--- start INFORMATION SHOWN ---

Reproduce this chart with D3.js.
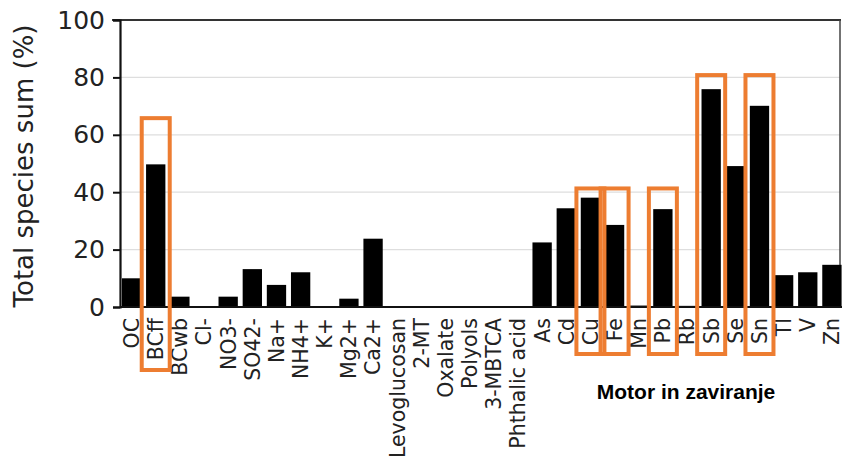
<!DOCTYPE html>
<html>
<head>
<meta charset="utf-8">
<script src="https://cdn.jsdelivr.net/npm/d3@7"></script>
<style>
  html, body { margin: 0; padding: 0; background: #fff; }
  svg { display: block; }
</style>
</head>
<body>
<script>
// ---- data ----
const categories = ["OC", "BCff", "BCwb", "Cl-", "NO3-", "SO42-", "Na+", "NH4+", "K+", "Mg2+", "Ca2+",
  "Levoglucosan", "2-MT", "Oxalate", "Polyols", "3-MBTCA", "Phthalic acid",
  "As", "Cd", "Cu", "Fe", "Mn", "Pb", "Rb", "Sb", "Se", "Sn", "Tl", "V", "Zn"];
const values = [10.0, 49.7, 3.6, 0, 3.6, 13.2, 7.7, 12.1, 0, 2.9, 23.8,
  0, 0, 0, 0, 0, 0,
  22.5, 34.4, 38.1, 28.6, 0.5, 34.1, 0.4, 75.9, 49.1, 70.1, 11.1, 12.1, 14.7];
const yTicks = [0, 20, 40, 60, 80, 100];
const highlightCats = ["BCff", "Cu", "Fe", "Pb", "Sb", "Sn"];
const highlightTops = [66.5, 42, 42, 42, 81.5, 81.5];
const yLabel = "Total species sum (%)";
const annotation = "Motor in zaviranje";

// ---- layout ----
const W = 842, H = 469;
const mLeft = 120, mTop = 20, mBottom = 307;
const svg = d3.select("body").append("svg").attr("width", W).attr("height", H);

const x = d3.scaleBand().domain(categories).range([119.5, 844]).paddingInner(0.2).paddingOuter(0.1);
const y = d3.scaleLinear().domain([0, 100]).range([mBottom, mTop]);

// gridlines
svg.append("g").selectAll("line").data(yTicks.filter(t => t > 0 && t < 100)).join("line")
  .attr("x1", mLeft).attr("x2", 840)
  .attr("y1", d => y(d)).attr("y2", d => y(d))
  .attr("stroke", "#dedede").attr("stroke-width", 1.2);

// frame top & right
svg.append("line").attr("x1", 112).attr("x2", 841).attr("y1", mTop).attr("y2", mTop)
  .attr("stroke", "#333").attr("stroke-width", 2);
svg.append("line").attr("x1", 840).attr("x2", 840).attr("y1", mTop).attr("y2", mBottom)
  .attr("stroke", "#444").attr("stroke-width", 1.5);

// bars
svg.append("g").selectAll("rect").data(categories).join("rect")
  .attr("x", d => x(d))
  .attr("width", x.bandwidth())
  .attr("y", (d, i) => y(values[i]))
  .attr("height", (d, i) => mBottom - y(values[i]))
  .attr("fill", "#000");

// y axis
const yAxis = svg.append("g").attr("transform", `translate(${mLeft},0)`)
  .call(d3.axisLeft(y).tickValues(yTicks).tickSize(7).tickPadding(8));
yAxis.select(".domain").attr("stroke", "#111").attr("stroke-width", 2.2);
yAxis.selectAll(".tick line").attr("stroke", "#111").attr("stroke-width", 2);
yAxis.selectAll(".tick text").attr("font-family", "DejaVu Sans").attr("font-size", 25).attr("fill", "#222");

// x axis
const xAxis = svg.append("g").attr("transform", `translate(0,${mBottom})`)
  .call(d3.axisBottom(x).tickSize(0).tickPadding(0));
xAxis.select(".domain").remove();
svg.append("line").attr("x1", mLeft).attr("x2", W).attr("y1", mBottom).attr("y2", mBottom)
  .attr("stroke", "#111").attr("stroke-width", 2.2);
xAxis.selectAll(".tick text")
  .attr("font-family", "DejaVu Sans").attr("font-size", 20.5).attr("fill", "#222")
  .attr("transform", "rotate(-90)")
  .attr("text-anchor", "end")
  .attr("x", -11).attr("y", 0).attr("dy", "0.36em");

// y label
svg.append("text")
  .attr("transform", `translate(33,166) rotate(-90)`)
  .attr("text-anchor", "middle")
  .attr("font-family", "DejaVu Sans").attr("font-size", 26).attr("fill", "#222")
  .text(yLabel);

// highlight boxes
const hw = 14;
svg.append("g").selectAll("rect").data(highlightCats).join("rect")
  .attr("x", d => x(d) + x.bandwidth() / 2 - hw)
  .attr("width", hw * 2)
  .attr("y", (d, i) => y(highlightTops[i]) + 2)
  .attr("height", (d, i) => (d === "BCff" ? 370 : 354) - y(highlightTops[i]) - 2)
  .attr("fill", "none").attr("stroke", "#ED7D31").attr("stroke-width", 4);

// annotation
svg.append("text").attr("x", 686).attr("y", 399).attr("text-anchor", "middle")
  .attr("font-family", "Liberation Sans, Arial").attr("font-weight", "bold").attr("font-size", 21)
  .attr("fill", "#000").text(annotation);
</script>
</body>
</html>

--- end INFORMATION SHOWN ---

REQUIREMENT »
The material above must be printed exactly, with its pictures left out.

CORRECT OUTPUT »
Reproduce this chart with D3.js.
<!DOCTYPE html>
<html>
<head>
<meta charset="utf-8">
<script src="https://cdn.jsdelivr.net/npm/d3@7"></script>
<style>
  html, body { margin: 0; padding: 0; background: #fff; }
  svg { display: block; }
</style>
</head>
<body>
<script>
// ---- data ----
const categories = ["OC", "BCff", "BCwb", "Cl-", "NO3-", "SO42-", "Na+", "NH4+", "K+", "Mg2+", "Ca2+",
  "Levoglucosan", "2-MT", "Oxalate", "Polyols", "3-MBTCA", "Phthalic acid",
  "As", "Cd", "Cu", "Fe", "Mn", "Pb", "Rb", "Sb", "Se", "Sn", "Tl", "V", "Zn"];
const values = [10.0, 49.7, 3.6, 0, 3.6, 13.2, 7.7, 12.1, 0, 2.9, 23.8,
  0, 0, 0, 0, 0, 0,
  22.5, 34.4, 38.1, 28.6, 0.5, 34.1, 0.4, 75.9, 49.1, 70.1, 11.1, 12.1, 14.7];
const yTicks = [0, 20, 40, 60, 80, 100];
const highlightCats = ["BCff", "Cu", "Fe", "Pb", "Sb", "Sn"];
const highlightTops = [66.5, 42, 42, 42, 81.5, 81.5];
const yLabel = "Total species sum (%)";
const annotation = "Motor in zaviranje";

// ---- layout ----
const W = 842, H = 469;
const mLeft = 120, mTop = 20, mBottom = 307;
const svg = d3.select("body").append("svg").attr("width", W).attr("height", H);

const x = d3.scaleBand().domain(categories).range([119.5, 844]).paddingInner(0.2).paddingOuter(0.1);
const y = d3.scaleLinear().domain([0, 100]).range([mBottom, mTop]);

// gridlines
svg.append("g").selectAll("line").data(yTicks.filter(t => t > 0 && t < 100)).join("line")
  .attr("x1", mLeft).attr("x2", 840)
  .attr("y1", d => y(d)).attr("y2", d => y(d))
  .attr("stroke", "#dedede").attr("stroke-width", 1.2);

// frame top & right
svg.append("line").attr("x1", 112).attr("x2", 841).attr("y1", mTop).attr("y2", mTop)
  .attr("stroke", "#333").attr("stroke-width", 2);
svg.append("line").attr("x1", 840).attr("x2", 840).attr("y1", mTop).attr("y2", mBottom)
  .attr("stroke", "#444").attr("stroke-width", 1.5);

// bars
svg.append("g").selectAll("rect").data(categories).join("rect")
  .attr("x", d => x(d))
  .attr("width", x.bandwidth())
  .attr("y", (d, i) => y(values[i]))
  .attr("height", (d, i) => mBottom - y(values[i]))
  .attr("fill", "#000");

// y axis
const yAxis = svg.append("g").attr("transform", `translate(${mLeft},0)`)
  .call(d3.axisLeft(y).tickValues(yTicks).tickSize(7).tickPadding(8));
yAxis.select(".domain").attr("stroke", "#111").attr("stroke-width", 2.2);
yAxis.selectAll(".tick line").attr("stroke", "#111").attr("stroke-width", 2);
yAxis.selectAll(".tick text").attr("font-family", "DejaVu Sans").attr("font-size", 25).attr("fill", "#222");

// x axis
const xAxis = svg.append("g").attr("transform", `translate(0,${mBottom})`)
  .call(d3.axisBottom(x).tickSize(0).tickPadding(0));
xAxis.select(".domain").remove();
svg.append("line").attr("x1", mLeft).attr("x2", W).attr("y1", mBottom).attr("y2", mBottom)
  .attr("stroke", "#111").attr("stroke-width", 2.2);
xAxis.selectAll(".tick text")
  .attr("font-family", "DejaVu Sans").attr("font-size", 20.5).attr("fill", "#222")
  .attr("transform", "rotate(-90)")
  .attr("text-anchor", "end")
  .attr("x", -11).attr("y", 0).attr("dy", "0.36em");

// y label
svg.append("text")
  .attr("transform", `translate(33,166) rotate(-90)`)
  .attr("text-anchor", "middle")
  .attr("font-family", "DejaVu Sans").attr("font-size", 26).attr("fill", "#222")
  .text(yLabel);

// highlight boxes
const hw = 14;
svg.append("g").selectAll("rect").data(highlightCats).join("rect")
  .attr("x", d => x(d) + x.bandwidth() / 2 - hw)
  .attr("width", hw * 2)
  .attr("y", (d, i) => y(highlightTops[i]) + 2)
  .attr("height", (d, i) => (d === "BCff" ? 370 : 354) - y(highlightTops[i]) - 2)
  .attr("fill", "none").attr("stroke", "#ED7D31").attr("stroke-width", 4);

// annotation
svg.append("text").attr("x", 686).attr("y", 399).attr("text-anchor", "middle")
  .attr("font-family", "Liberation Sans, Arial").attr("font-weight", "bold").attr("font-size", 21)
  .attr("fill", "#000").text(annotation);
</script>
</body>
</html>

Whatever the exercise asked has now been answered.